** Dataset excerpts **

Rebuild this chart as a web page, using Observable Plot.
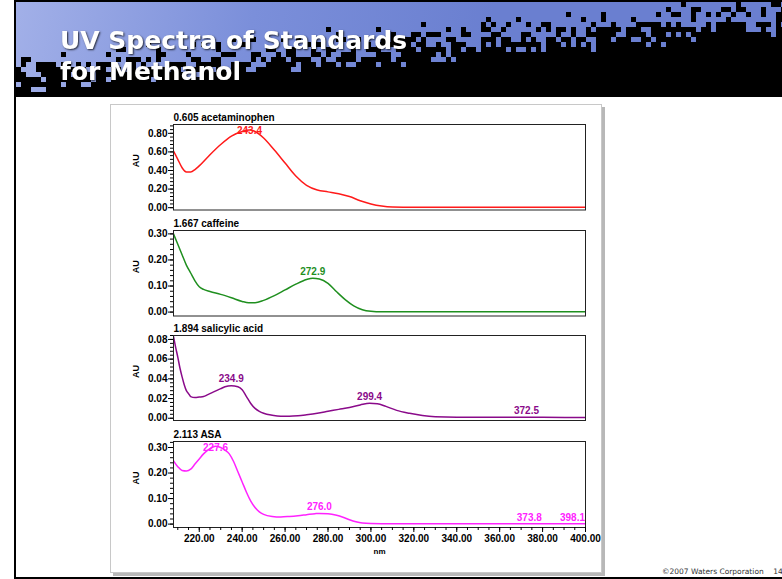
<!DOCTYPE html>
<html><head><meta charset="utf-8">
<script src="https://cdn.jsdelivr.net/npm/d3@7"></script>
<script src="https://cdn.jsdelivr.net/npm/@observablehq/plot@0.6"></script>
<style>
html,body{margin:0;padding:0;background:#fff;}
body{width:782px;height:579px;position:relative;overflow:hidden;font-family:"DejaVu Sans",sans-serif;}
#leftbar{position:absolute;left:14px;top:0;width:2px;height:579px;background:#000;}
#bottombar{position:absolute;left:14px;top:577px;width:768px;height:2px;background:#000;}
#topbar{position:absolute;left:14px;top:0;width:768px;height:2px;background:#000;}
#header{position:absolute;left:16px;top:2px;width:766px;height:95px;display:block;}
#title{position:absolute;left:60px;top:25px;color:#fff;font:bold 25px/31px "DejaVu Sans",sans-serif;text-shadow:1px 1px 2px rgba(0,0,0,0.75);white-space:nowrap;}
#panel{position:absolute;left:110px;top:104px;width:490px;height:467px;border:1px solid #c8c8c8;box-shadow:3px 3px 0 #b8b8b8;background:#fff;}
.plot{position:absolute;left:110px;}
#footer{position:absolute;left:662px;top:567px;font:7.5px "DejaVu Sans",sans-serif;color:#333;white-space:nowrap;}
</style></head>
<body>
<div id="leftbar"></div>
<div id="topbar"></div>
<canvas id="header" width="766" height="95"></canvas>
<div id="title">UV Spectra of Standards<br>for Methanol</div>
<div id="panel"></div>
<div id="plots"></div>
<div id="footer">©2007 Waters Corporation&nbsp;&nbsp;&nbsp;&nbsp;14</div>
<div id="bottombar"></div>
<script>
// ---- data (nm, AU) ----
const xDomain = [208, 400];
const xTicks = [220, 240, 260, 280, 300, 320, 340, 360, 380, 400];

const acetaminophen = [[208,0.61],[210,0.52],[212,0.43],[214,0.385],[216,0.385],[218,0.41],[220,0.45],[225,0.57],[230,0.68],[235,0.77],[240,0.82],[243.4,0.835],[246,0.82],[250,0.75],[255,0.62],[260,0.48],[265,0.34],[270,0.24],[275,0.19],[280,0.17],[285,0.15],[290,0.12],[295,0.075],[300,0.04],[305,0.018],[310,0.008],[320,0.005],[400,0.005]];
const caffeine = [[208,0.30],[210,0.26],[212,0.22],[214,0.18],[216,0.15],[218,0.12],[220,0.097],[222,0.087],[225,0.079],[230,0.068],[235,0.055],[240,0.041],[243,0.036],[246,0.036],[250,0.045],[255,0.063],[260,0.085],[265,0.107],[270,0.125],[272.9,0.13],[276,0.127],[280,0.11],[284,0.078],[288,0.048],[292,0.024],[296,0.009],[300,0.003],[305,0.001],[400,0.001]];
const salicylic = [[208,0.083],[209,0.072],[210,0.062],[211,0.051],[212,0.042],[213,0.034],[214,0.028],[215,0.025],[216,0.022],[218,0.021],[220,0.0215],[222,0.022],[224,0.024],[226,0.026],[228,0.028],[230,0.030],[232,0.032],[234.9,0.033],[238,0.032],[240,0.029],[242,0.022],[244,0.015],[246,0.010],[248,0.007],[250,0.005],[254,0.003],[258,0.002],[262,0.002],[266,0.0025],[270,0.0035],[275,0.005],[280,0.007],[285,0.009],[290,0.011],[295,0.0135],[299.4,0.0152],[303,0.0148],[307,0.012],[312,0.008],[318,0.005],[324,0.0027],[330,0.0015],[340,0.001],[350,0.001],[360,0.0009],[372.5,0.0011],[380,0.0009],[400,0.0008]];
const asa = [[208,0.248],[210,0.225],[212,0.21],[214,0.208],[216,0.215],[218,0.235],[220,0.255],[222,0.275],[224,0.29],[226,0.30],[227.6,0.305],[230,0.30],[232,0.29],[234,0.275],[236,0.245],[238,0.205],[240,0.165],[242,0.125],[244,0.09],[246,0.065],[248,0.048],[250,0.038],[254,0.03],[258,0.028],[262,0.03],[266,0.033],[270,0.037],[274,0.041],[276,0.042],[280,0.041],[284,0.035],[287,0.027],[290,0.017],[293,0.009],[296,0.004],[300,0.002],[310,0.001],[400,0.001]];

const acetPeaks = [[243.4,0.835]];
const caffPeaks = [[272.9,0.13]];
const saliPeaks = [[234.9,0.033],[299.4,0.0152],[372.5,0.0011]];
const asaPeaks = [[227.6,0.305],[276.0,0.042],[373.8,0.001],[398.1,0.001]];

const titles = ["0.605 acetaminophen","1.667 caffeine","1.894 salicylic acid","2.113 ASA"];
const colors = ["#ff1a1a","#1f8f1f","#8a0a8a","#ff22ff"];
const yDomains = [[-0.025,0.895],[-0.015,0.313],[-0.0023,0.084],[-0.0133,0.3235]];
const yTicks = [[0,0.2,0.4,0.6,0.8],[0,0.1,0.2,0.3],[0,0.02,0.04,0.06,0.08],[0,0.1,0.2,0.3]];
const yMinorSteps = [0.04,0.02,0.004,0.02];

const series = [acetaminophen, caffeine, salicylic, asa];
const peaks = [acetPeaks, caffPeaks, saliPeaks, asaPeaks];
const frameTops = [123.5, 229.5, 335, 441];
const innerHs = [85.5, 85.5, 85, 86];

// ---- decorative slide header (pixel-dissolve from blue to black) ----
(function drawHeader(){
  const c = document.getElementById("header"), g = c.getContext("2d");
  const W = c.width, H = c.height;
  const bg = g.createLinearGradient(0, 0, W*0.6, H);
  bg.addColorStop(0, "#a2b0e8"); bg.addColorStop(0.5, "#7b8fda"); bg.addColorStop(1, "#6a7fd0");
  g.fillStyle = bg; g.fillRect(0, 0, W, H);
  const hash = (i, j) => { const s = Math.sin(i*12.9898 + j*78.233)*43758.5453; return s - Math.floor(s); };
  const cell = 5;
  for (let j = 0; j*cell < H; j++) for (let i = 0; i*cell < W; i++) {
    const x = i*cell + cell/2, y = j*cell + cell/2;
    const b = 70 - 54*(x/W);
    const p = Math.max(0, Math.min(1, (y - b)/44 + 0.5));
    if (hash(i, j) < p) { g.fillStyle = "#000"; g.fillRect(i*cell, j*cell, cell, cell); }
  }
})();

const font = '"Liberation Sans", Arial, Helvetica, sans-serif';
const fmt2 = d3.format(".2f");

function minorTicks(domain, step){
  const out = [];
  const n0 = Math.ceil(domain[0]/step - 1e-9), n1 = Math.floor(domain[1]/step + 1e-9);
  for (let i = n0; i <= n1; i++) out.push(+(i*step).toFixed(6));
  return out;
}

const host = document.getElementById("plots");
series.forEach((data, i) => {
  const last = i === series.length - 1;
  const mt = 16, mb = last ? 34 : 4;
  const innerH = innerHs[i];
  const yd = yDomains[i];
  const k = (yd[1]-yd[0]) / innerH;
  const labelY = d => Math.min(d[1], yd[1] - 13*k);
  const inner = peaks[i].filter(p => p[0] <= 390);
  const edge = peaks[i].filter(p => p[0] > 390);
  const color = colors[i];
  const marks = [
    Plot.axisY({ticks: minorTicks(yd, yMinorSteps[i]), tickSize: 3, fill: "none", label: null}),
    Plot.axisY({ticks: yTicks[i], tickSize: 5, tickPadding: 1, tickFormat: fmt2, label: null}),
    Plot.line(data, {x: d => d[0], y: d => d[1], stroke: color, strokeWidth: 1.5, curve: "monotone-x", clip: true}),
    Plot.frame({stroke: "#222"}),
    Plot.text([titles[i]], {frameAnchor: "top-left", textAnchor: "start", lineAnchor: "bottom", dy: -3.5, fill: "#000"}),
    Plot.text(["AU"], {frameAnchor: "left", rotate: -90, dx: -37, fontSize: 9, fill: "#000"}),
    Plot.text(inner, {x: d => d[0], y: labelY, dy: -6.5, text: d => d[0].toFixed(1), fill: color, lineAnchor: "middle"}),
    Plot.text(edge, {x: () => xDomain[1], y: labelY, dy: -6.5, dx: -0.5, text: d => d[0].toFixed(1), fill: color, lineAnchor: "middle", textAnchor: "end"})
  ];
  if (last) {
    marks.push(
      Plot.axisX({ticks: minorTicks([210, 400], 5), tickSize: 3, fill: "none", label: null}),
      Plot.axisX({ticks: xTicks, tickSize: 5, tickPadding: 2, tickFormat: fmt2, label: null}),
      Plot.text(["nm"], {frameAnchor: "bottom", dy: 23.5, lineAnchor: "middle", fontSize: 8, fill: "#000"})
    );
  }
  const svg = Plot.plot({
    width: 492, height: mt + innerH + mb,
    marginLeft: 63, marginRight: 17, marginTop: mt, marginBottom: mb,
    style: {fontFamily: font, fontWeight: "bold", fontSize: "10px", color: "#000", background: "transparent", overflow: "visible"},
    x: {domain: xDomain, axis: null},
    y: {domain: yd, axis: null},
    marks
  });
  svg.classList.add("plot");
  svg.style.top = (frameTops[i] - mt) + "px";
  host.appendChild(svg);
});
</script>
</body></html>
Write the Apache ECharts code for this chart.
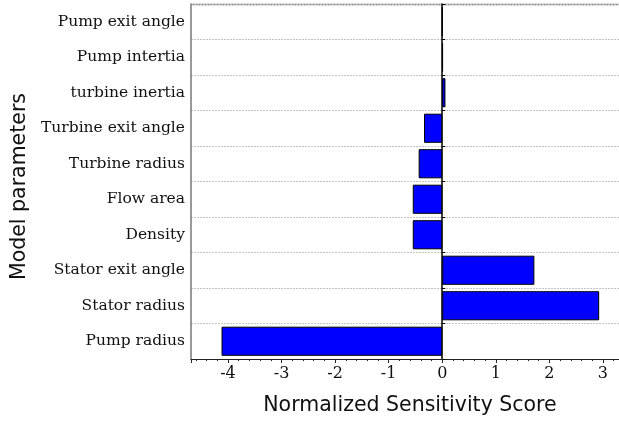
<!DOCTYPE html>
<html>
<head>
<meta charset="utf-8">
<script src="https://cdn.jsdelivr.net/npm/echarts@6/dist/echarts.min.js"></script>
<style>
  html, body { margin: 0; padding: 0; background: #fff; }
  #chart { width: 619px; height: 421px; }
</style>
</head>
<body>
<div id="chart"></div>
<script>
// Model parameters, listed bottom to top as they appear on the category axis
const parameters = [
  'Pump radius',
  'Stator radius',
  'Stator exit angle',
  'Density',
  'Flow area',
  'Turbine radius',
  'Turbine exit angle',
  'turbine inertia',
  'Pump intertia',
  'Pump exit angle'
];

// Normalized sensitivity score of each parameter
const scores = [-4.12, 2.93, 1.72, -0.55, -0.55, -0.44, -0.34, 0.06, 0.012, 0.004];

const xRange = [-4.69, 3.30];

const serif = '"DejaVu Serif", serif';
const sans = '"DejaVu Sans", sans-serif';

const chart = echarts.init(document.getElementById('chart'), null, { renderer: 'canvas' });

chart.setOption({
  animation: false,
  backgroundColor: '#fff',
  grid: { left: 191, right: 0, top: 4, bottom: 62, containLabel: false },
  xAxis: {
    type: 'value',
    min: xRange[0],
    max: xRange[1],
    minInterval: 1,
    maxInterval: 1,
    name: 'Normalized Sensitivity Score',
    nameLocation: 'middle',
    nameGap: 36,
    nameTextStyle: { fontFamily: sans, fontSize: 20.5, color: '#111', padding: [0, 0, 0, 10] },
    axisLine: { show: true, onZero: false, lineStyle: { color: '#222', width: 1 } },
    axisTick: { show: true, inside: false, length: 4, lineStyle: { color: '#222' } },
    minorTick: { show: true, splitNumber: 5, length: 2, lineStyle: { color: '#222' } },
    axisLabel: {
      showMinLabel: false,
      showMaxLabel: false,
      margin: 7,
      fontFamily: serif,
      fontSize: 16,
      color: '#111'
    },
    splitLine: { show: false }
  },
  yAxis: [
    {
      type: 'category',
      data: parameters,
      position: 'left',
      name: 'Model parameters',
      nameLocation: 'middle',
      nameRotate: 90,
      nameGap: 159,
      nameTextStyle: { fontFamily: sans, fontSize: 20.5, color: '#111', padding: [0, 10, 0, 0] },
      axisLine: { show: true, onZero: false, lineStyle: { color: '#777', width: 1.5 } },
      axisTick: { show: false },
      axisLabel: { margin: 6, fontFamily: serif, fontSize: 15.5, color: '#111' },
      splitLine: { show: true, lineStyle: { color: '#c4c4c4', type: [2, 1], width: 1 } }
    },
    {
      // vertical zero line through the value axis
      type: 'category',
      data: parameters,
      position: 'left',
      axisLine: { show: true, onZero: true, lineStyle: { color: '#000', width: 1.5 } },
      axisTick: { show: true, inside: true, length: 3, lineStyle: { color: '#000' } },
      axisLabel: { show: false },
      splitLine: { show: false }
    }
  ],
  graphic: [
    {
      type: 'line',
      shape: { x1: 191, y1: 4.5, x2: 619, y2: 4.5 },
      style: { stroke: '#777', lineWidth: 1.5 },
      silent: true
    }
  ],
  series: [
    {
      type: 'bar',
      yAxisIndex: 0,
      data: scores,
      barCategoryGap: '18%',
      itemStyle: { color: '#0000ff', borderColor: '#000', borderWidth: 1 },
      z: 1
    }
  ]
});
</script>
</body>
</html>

** What the task asks **
From the records given above, copy all lines containing "this".

** Task output **
Rebuild this chart as a web page, using Observable Plot.
Write the Apache ECharts code for this chart.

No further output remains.